Just for peaches, I asked? "No; any tree can be pruned while it's in flower and you'll get those same benefits," he replied. But he quickly added that "peaches DO require the heaviest pruning of any fruit crop. You need to make thinning cuts and heading cuts—to keep the center of the tree open and to stimulate new growth for the following year. And in general you need to cut more than you probably think you should."
I agreed, and explained that while I thought I was pruning pretty aggressively every season, some of my trees were clearly still way too lush and full when they leafed out. "You need to prune by the cat tossing method", he replied.

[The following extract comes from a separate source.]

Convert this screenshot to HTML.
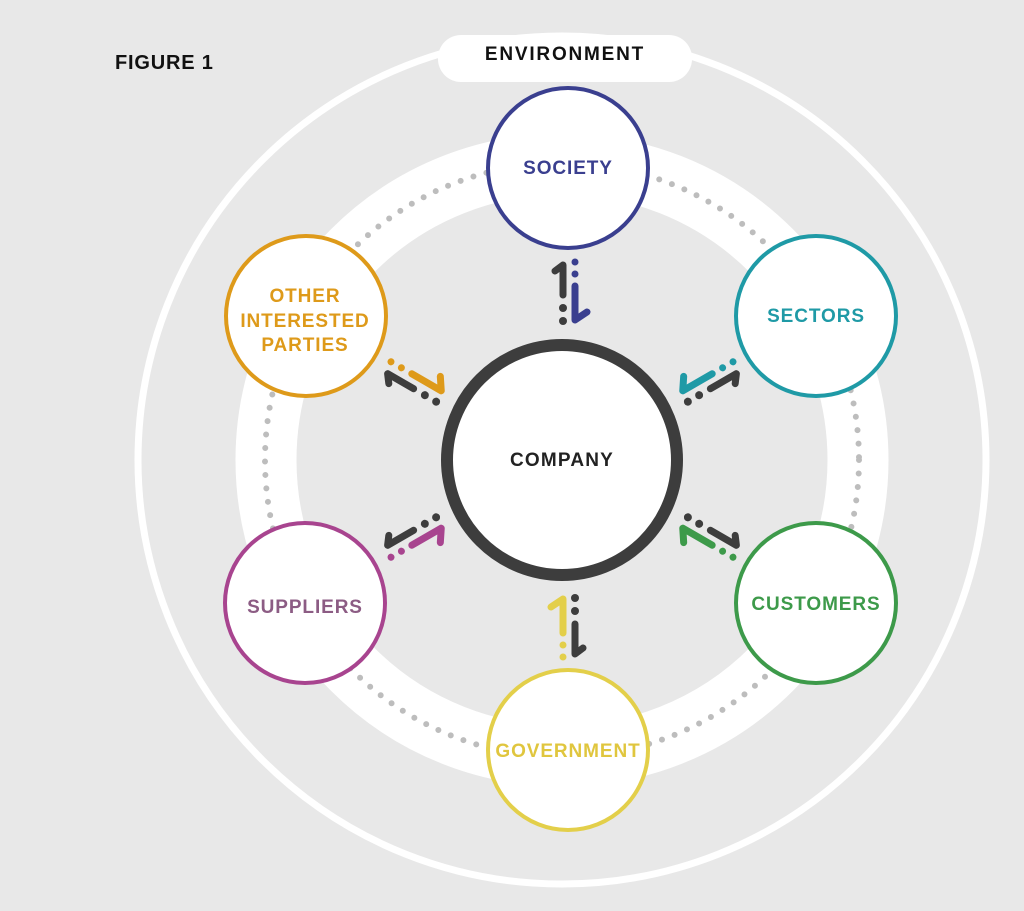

"You need to prune so that, when you're done, you could take a cat and easily toss it through the openings between the remaining branches."
I asked if he had a 'tree cat' he used for this purpose. "No comment," he answered quickly, then added, "if the image disturbs you, imagine pruning so that a large bird can fly through the remaining branches easily." I told him I kind of liked the image of the flying cat. "People tend to remember the advice more with that one," he noted.
"Apple trees don't need to be pruned as aggressively," he continued, "but they still need lots of thinning when the fruits begin forming." Ah yes, the thinning of the fruits. I told Lee how guilty I feel when I'm out there filling five gallon buckets with little baby peaches—not to mention how time consuming the process is.
"It's absolutely essential", he stresses. "Peaches and apples need to have the vast majority of their developing fruits removed if you want to harvest good quality fruits at the end of the season. And the sooner you remove them, the better results you'll get. Get all of the extra fruits off the tree while they're still tiny and the tree can then devote the maximum amount of energy to the ones that are left behind."
Is this another area, like peach tree pruning, where people typically don't go far enough? "Absolutely", replied Lee, who would probably have been waving a finger disapprovingly at me if we weren't talking on the phone. Maybe he was anyway.
"It's been estimated that to get the ideal harvest of big, well-shaped fruits, only one apple blossom in twenty should be allowed to set fruit," he explains.
Only one in twenty?
"That's right: Five percent," he assured me.
Looks like I'm going to need a bigger bucket.